I Got to Meet Some Cattle!


It may sound odd, but I’ve never met a cow in person before (or bull, or bullock – but I’m gonna call them all cows for the sake of brevity most of the time, sorry).

When I was a teenager in Florida, I had a country-gal friend who had a very tame bull. I did meet him once, with a fence in between us.

Until I moved to Ireland, I never got that close to cows again. They just weren’t common in the places I lived.

So I was thrilled to get an invitation to visit a breeding farm last Friday. I went up after work, in my already-grubby work gear. It wouldn’t matter a bit if I stepped in, or sat in, anything that came out of a cow. After 6:30 at night it was dark and windy and cold and the rain was coming down sideways… but none of that mattered as my friend takes excellent care of his bovine buddies and had them all safe inside the barn, warm(ish), out of the wind and drying off.

First I met the three babies. The white one (male) is about a month old, the two girls are about 7 weeks old.


That’s Bizz, the male. I love his pose in this photo – looks like he is ready for the show circuit!

Bizz is my friend’s favourite at the moment, and the one he really wanted me to meet. Little guy had been poorly a few nights previous, and my friend had spent two nights with him under a heat lamp with classical music playing, warm and calm. It worked, as you can see.

Can you see Bizz’s little tongue? Something I never expected: when you scratch him just right, he starts licking. Rather like when you get the sweet spot on a dog’s belly and the back leg starts to go, or even closer to how some cats get all ‘licky’ when you scratch their back at base of their tail.

Eventually Bizz got past his stranger-danger alert and let me pet him.

And then the girls, Buzz and Kicker, got a little closer, too.



…and they let me be part of their circle for a little while.

Of course we had an audience the entire time. Their mommas were looking through the gates at us, watching over the little ones.
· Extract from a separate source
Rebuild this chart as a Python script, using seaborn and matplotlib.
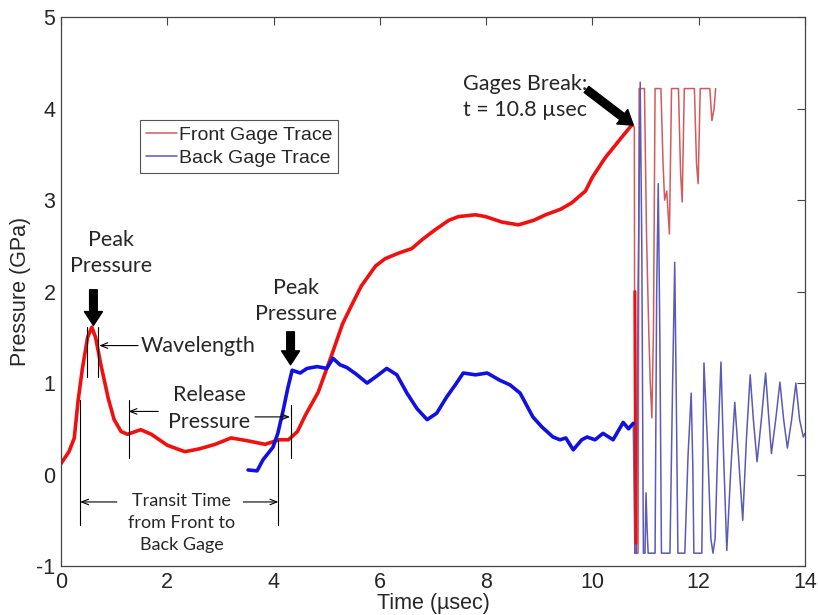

So was the bull, Murty. See him there with the ring in his nose? The big brown gal on the left, Trumpet, was pretty aggressive – I wouldn’t want to meet her without the steel gates in between us! She was the only one in the whole barn that acted as if she wanted to gore me with her (removed at one month or so old) horns. Seriously, she has to be tranq-darted by the vet before he’ll touch her, she’s that bad. She likely won’t be bred again, she’s too dangerous and a bad influence on the babies.

We went around to the other side of the barn where the older calves were sheltering. This photo shows basically what it felt like to be in there with them: a little swarm of nervous 6-month old calves, circling and shifting, head-butting each other out of the way to put a safe distance between themselves and the scary new person. None wanted to get close to me.

How can you resist this little face? This is the female of the only set of twins born recently. I think she looks like a Siamese cat. Lovely wee thing.

Another one of her, with a little boy in front, who caught my attention later.

We stood in their pen for a while, chatting away about the other cows, and their histories, personalities, and the difficulties and day-to-day of keeping up with a breeding barn.

I have asked to be on-call for the next birth, and how exciting would that be? Who needs sleep when you have a chance to see (and help) a calf being born?

Then I felt warm breath on my ankle, and a tug at my jacket…

What’s going on back there?

Suddenly I had a fan club!

I quite quickly had a new favourite: the little white calf, who has a black W on his nose. I’d mostly stopped trying to get pictures by the time I decided I really liked him (I got to scritch his little neck, too), so I don’t have a good photo of him. But maybe that is for the best, as the boy calves go from the breeding farm to the next property, where they will be turned into bullocks and eventually into dinner. It is what it is, and it rather breaks my friend’s heart to send off his favourites. He’s too gentle a soul for this job, sometimes.

These cattle are a cross between charolais and limosin cattle. Maybe a few of my farming friends can enlighten me on the breed characteristics, or how the cross is meant to be? Because except for Trumpet, they were all calm and quiet, even with having the surprise of a stranger in their barn touching their babies. Murty the bull was right there in a pen with a few of the girls, not a bother to anyone, and barely glanced at me. Of course I will put a lot of their temperament down to their caretaker, who never hits or prods them, and spends all of his day (and sometimes all of his night) with them.

Foggy Saturday, with Graves


I have so much crap to post, and have had so little motivation to do so! It’s sad because I know you will love that one pic of the cats being cute, but since when am I happy putting a post up with just one pic? Neverrrrr. So instead I goof off on FB or read everyone else’s blogs (and I’m massively behind on that, too).

I have to get these up here, as there are some pretty amazing pics if I say so meself.

Backstory; iDJ and I had just eaten one of his amazing weekend breakfasts and were finishing off the rest of the episode of Justified, or Marvel Agents of SHEILD, or maybe one of the old Voyager episodes… if you think I’m bad at reading blogs, imagine how much backlog of awesome TV I still have to watch. I don’t even have Grim yet.

Anyhoo. I glanced out the window at our mountain, and I see something awesome.

The fog bank had rolled over the top of our rather short mountain and had thinned out once over the top. I’d never seen this weird weather before in the nearly nine years we’ve lived in this house.

Hubby paused the TV (what, you think I get to touch the remote?), leapt up, and said we had to go get photos right now now now before it was too late!!!

So in pyjamas and steel-toe work boots, I gathered up my iPhone and his expensive camera and he drove like a madman to the parish cemetery – always the best spot for a view of the mountain.

I acted as a bad roadie for his expensive cam (the lenses had fingerprints on them! And no soft lens wipe in his massive case! Panic panic panic). But while he was being all professional I whipped out my iPhone and turned on my favourite B&W Hipstamatic setting, and took the three B&W pics above. Then the damn phone decided to choke and died, and once I had convinced it that yes, it did have battery life left, I got the colour one with the regular iPhone 4 cam.

This is the only photo iDJ took that he deemed worthy. Yeah, it’s awesome. But I’m so fond of mine that I actually signed up and submitted one to the National Geographic ‘your shot.’ Guess which one?